Swimming in open water isn’t always possible, not all of us have access to a beautiful lake right outside our doorstep.  So, swimming in the pool will have to do!  There are a lot of drills you can practice to simulate open water swimming and race starts if you are unable to get any real OWS time.  You should also make sure to try on your wetsuit and make sure everything is still working before your first race.  If you can get into the open water, get in 1-2 OWS workouts per week.  Do your endurance sets in the open water and practice sighting.  Keep going to the pool at least once per week to keep your speed work up through race season.  Get out and swim with other people if possible!  Practice drafting in the water as much as you can, this will help you during the race!

Cycling outside can be difficult if you live in a city.  For those country side, small town riders, get out as much as you can!  Make sure you’re getting one long ride in each week that is longer than race distance.  If you’re racing Olympic distance triathlon, your race will consist of a 40km bike.  Try to get at least 40-45km done on your long rides so you know you can handle that distance no problem.  For your other rides, make sure you get some good speed work in such as a time trial or sprints.  You can also include some hill repeats every week or every two weeks.  For those city goers, you may choose to still ride indoors a few times per week.  To get outside, find a quiet route that you feel comfortable riding and make that your long, weekend ride route.  Make sure you are using your race gear!  Practice getting on and off you bike as you would in a triathlon, try riding in your race suit, test out some of your new equipment.  You don’t want any surprises come race day.

And now, we run… running outside can be way more fun than the dreadmill.  Running may be one of the easiest sports to transition outside because you can go anywhere right out your front door.  Many runners do run outside during the winter, especially on those long runs. To make the most of your outdoor running, include endurance, speed, and sprint work.  Make your long runs at or more than your race distance.  Track your speed and practice some race pace runs.  Include a track workout each week with short sprint efforts and a speed workout with longer efforts such as 1 mile repeats.  Keep record of all your split times and track your improvements!
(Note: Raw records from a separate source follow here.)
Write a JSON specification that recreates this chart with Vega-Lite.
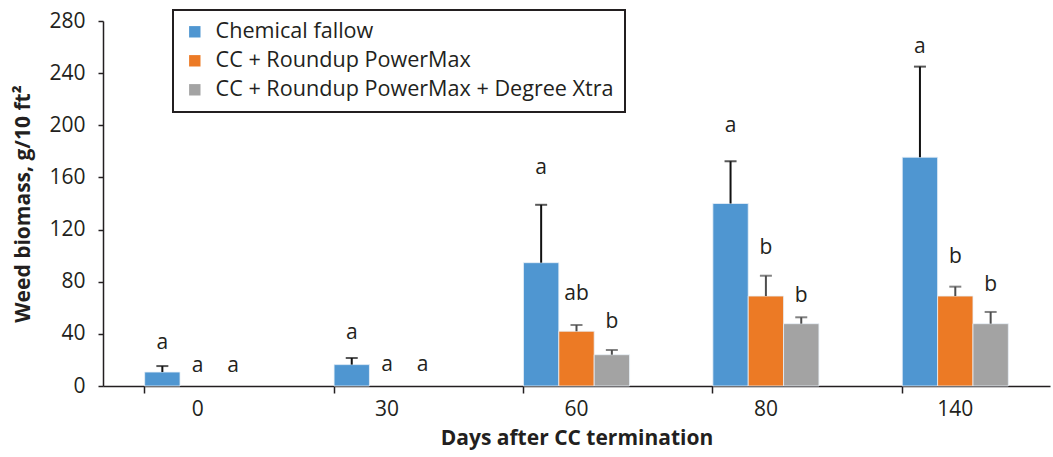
{
  "$schema": "https://vega.github.io/schema/vega-lite/v6.json",
  "autosize": "none",
  "width": 947,
  "height": 365,
  "padding": {"left": 103, "top": 21, "right": 3, "bottom": 71},
  "background": "white",
  "config": {
    "font": "Open Sans",
    "view": {"stroke": null},
    "legend": {"strokeWidth": 2},
    "axis": {"labelFont": "Open Sans", "titleFont": "Open Sans", "labelColor": "#231f20", "titleColor": "#231f20", "domainColor": "#231f20", "tickColor": "#231f20", "domainWidth": 1.5, "tickWidth": 1.5}
  },
  "data": {
    "values": [
      {"day": "0", "series": "Chemical fallow", "biomass": 10.7, "err": 15.3, "letter": "a", "letter_y": 32.7},
      {"day": "0", "series": "CC + Roundup PowerMax", "biomass": 0, "err": null, "letter": "a", "letter_y": 15.3},
      {"day": "0", "series": "CC + Roundup PowerMax + Degree Xtra", "biomass": 0, "err": null, "letter": "a", "letter_y": 15.3},
      {"day": "30", "series": "Chemical fallow", "biomass": 16.4, "err": 21.5, "letter": "a", "letter_y": 40.9},
      {"day": "30", "series": "CC + Roundup PowerMax", "biomass": 0, "err": null, "letter": "a", "letter_y": 16},
      {"day": "30", "series": "CC + Roundup PowerMax + Degree Xtra", "biomass": 0, "err": null, "letter": "a", "letter_y": 16},
      {"day": "60", "series": "Chemical fallow", "biomass": 94.6, "err": 139, "letter": "a", "letter_y": 167},
      {"day": "60", "series": "CC + Roundup PowerMax", "biomass": 42, "err": 46.8, "letter": "ab", "letter_y": 70.6},
      {"day": "60", "series": "CC + Roundup PowerMax + Degree Xtra", "biomass": 24, "err": 27.6, "letter": "b", "letter_y": 49},
      {"day": "80", "series": "Chemical fallow", "biomass": 140, "err": 172.4, "letter": "a", "letter_y": 199.4},
      {"day": "80", "series": "CC + Roundup PowerMax", "biomass": 69, "err": 84.6, "letter": "b", "letter_y": 106},
      {"day": "80", "series": "CC + Roundup PowerMax + Degree Xtra", "biomass": 47.8, "err": 52.7, "letter": "b", "letter_y": 69.3},
      {"day": "140", "series": "Chemical fallow", "biomass": 175.5, "err": 245, "letter": "a", "letter_y": 260},
      {"day": "140", "series": "CC + Roundup PowerMax", "biomass": 69, "err": 76.2, "letter": "b", "letter_y": 98.7},
      {"day": "140", "series": "CC + Roundup PowerMax + Degree Xtra", "biomass": 47.8, "err": 56.8, "letter": "b", "letter_y": 77.5}
    ]
  },
  "encoding": {
    "x": {
      "field": "day", "type": "ordinal", "sort": ["0", "30", "60", "80", "140"],
      "scale": {"paddingInner": 0.44, "paddingOuter": 0.22},
      "axis": {"title": "Days after CC termination", "titleFontSize": 21, "titleFontWeight": "bold", "titlePadding": 8, "labelFontSize": 21, "labelAngle": 0, "labelPadding": 5, "tickSize": 7, "bandPosition": 0, "grid": false}
    },
    "xOffset": {"field": "series", "type": "nominal", "sort": ["Chemical fallow", "CC + Roundup PowerMax", "CC + Roundup PowerMax + Degree Xtra"], "scale": {"paddingInner": 0, "paddingOuter": 0}}
  },
  "layer": [
    {
      "transform": [{"filter": "datum.biomass > 0"}],
      "mark": {"type": "bar", "stroke": "#e8f0f8", "strokeWidth": 0.8},
      "encoding": {
        "y": {
          "field": "biomass", "type": "quantitative",
          "scale": {"domain": [0, 280], "nice": false},
          "axis": {"title": "Weed biomass, g/10 ft²", "titleFontSize": 21, "titleFontWeight": "bold", "titlePadding": 15, "labelFontSize": 21, "labelPadding": 13, "tickSize": 5, "values": [0, 40, 80, 120, 160, 200, 240, 280], "grid": false}
        },
        "color": {
          "field": "series", "type": "nominal",
          "sort": ["Chemical fallow", "CC + Roundup PowerMax", "CC + Roundup PowerMax + Degree Xtra"],
          "scale": {"range": ["#4f96d1", "#ec7a25", "#a3a3a3"]},
          "legend": {
            "title": null, "orient": "none", "legendX": 70, "legendY": -11,
            "strokeColor": "#231f20", "padding": 11,
            "symbolType": "square", "symbolSize": 130, "symbolStrokeWidth": 0,
            "labelFontSize": 21.6, "labelColor": "#231f20", "labelFont": "Open Sans",
            "rowPadding": 6, "labelOffset": 10, "labelLimit": 500
          }
        }
      }
    },
    {
      "transform": [{"filter": "datum.err != null"}],
      "mark": {"type": "rule", "strokeWidth": 2},
      "encoding": {
        "y": {"field": "biomass", "type": "quantitative"},
        "y2": {"field": "err"},
        "color": {"condition": {"test": "datum.series === 'Chemical fallow'", "value": "#111111"}, "value": "#4d4d4d"}
      }
    },
    {
      "transform": [{"filter": "datum.err != null"}],
      "mark": {"type": "tick", "thickness": 2, "size": 12},
      "encoding": {
        "y": {"field": "err", "type": "quantitative"},
        "color": {"condition": {"test": "datum.series === 'Chemical fallow'", "value": "#111111"}, "value": "#4d4d4d"}
      }
    },
    {
      "mark": {"type": "text", "fontSize": 21, "color": "#231f20", "baseline": "middle", "font": "Open Sans"},
      "encoding": {
        "y": {"field": "letter_y", "type": "quantitative"},
        "text": {"field": "letter"}
      }
    }
  ]
}
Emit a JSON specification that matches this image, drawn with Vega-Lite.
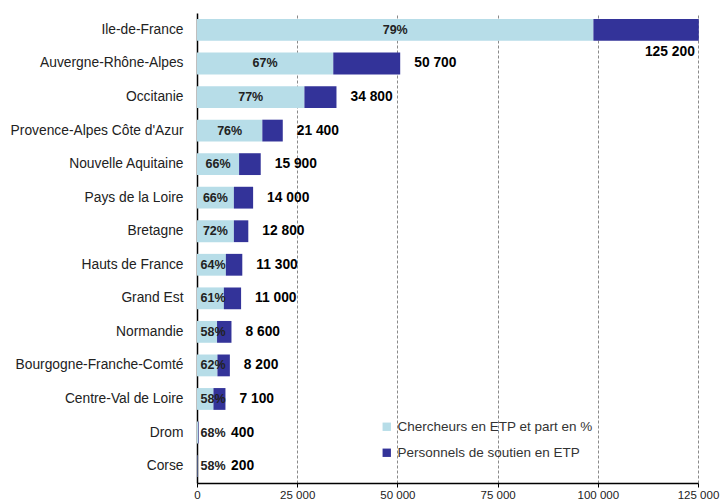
{
  "$schema": "https://vega.github.io/schema/vega-lite/v6.json",
  "width": 501,
  "height": 470,
  "autosize": "none",
  "padding": {"left": 197, "top": 13, "right": 23, "bottom": 19},
  "background": "white",
  "config": {
    "font": "Liberation Sans",
    "view": {"stroke": null},
    "locale": {"number": {"decimal": ",", "thousands": " ", "grouping": [3], "currency": ["", " €"]}}
  },
  "data": {
    "values": [
      {"region": "Ile-de-France", "chercheurs": 98900, "soutien": 26300, "total": 125200, "pct": "79%"},
      {"region": "Auvergne-Rhône-Alpes", "chercheurs": 34000, "soutien": 16700, "total": 50700, "pct": "67%"},
      {"region": "Occitanie", "chercheurs": 26800, "soutien": 8000, "total": 34800, "pct": "77%"},
      {"region": "Provence-Alpes Côte d'Azur", "chercheurs": 16300, "soutien": 5100, "total": 21400, "pct": "76%"},
      {"region": "Nouvelle Aquitaine", "chercheurs": 10500, "soutien": 5400, "total": 15900, "pct": "66%"},
      {"region": "Pays de la Loire", "chercheurs": 9200, "soutien": 4800, "total": 14000, "pct": "66%"},
      {"region": "Bretagne", "chercheurs": 9200, "soutien": 3600, "total": 12800, "pct": "72%"},
      {"region": "Hauts de France", "chercheurs": 7200, "soutien": 4100, "total": 11300, "pct": "64%"},
      {"region": "Grand Est", "chercheurs": 6700, "soutien": 4300, "total": 11000, "pct": "61%"},
      {"region": "Normandie", "chercheurs": 5000, "soutien": 3600, "total": 8600, "pct": "58%"},
      {"region": "Bourgogne-Franche-Comté", "chercheurs": 5100, "soutien": 3100, "total": 8200, "pct": "62%"},
      {"region": "Centre-Val de Loire", "chercheurs": 4100, "soutien": 3000, "total": 7100, "pct": "58%"},
      {"region": "Drom", "chercheurs": 270, "soutien": 130, "total": 400, "pct": "68%"},
      {"region": "Corse", "chercheurs": 120, "soutien": 80, "total": 200, "pct": "58%"}
    ]
  },
  "encoding": {
    "y": {
      "field": "region",
      "type": "nominal",
      "sort": null,
      "scale": {"paddingInner": 0.35, "paddingOuter": 0.18},
      "axis": {
        "title": null,
        "ticks": false,
        "domainColor": "#000000",
        "domainWidth": 1.5,
        "labelFontSize": 13.8,
        "labelColor": "#222222",
        "labelPadding": 14,
        "labelLimit": 0,
        "grid": false
      }
    }
  },
  "layer": [
    {
      "transform": [
        {"fold": ["chercheurs", "soutien"], "as": ["serie", "valeur"]},
        {"calculate": "datum.serie == 'chercheurs' ? 'Chercheurs en ETP et part en %' : 'Personnels de soutien en ETP'", "as": "legende"},
        {"calculate": "datum.serie == 'chercheurs' ? 0 : 1", "as": "ordre"}
      ],
      "mark": {"type": "bar"},
      "encoding": {
        "x": {
          "field": "valeur",
          "type": "quantitative",
          "stack": "zero",
          "scale": {"domain": [0, 125000], "nice": false},
          "axis": {
            "title": null,
            "values": [0, 25000, 50000, 75000, 100000, 125000],
            "labelExpr": "format(datum.value, ',')",
            "grid": true,
            "gridColor": "#8a8a8a",
            "gridDash": [3, 2],
            "gridWidth": 1,
            "domainColor": "#000000",
            "domainWidth": 1.5,
            "tickColor": "#000000",
            "tickSize": 4,
            "labelFontSize": 11.5,
            "labelColor": "#222222",
            "labelPadding": 2,
            "labelFlush": false
          }
        },
        "order": {"field": "ordre", "type": "quantitative"},
        "color": {
          "field": "legende",
          "type": "nominal",
          "scale": {"domain": ["Chercheurs en ETP et part en %", "Personnels de soutien en ETP"], "range": ["#B7DDE8", "#333399"]},
          "legend": {
            "title": null,
            "orient": "none",
            "legendX": 183,
            "legendY": 407,
            "symbolType": "square",
            "symbolSize": 70,
            "symbolStrokeWidth": 0,
            "labelFontSize": 13.5,
            "labelColor": "#333333",
            "labelOffset": 4,
            "labelLimit": 0,
            "rowPadding": 11
          }
        }
      }
    },
    {
      "transform": [{"calculate": "max(datum.chercheurs / 2, 4000)", "as": "milieu"}],
      "mark": {"type": "text", "fontWeight": "bold", "fontSize": 12.5, "color": "#222222", "align": "center", "baseline": "middle"},
      "encoding": {
        "x": {"field": "milieu", "type": "quantitative"},
        "text": {"field": "pct"}
      }
    },
    {
      "transform": [
        {"filter": "datum.total < 100000"},
        {"calculate": "max(datum.total, 5000)", "as": "pos"}
      ],
      "mark": {"type": "text", "fontWeight": "bold", "fontSize": 13.8, "color": "#000000", "align": "left", "baseline": "middle", "dx": 14},
      "encoding": {
        "x": {"field": "pos", "type": "quantitative"},
        "text": {"field": "total", "type": "quantitative", "format": ","}
      }
    },
    {
      "transform": [{"filter": "datum.total >= 100000"}],
      "mark": {"type": "text", "fontWeight": "bold", "fontSize": 13.8, "color": "#000000", "align": "right", "baseline": "middle", "dx": -4, "dy": 22},
      "encoding": {
        "x": {"field": "total", "type": "quantitative"},
        "text": {"field": "total", "type": "quantitative", "format": ","}
      }
    }
  ]
}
The number one thing to remember when transitioning outside is that you need to bring nutrition with you.  On the treadmill, this is easy, the bottle and gels are right there the whole time.  When we go outside however, many of us don’t like running with a bottle or a fuel belt.  It is important to keep your body fueled and hydrated, especially on your long runs.  Find a method that works for you.  This could be a handheld bottle or a few gels in your pocket.  There are so many products out there to help runners stay comfortable while carrying nutrition, test some out and find something you like!  It will benefit you in the long run… literally.

As triathletes, we love it when the weather starts to change.  This means we can spend all the time we want training outside and feeling race ready.  This is the first sign that race season is approaching, let’s roll with it and get out there!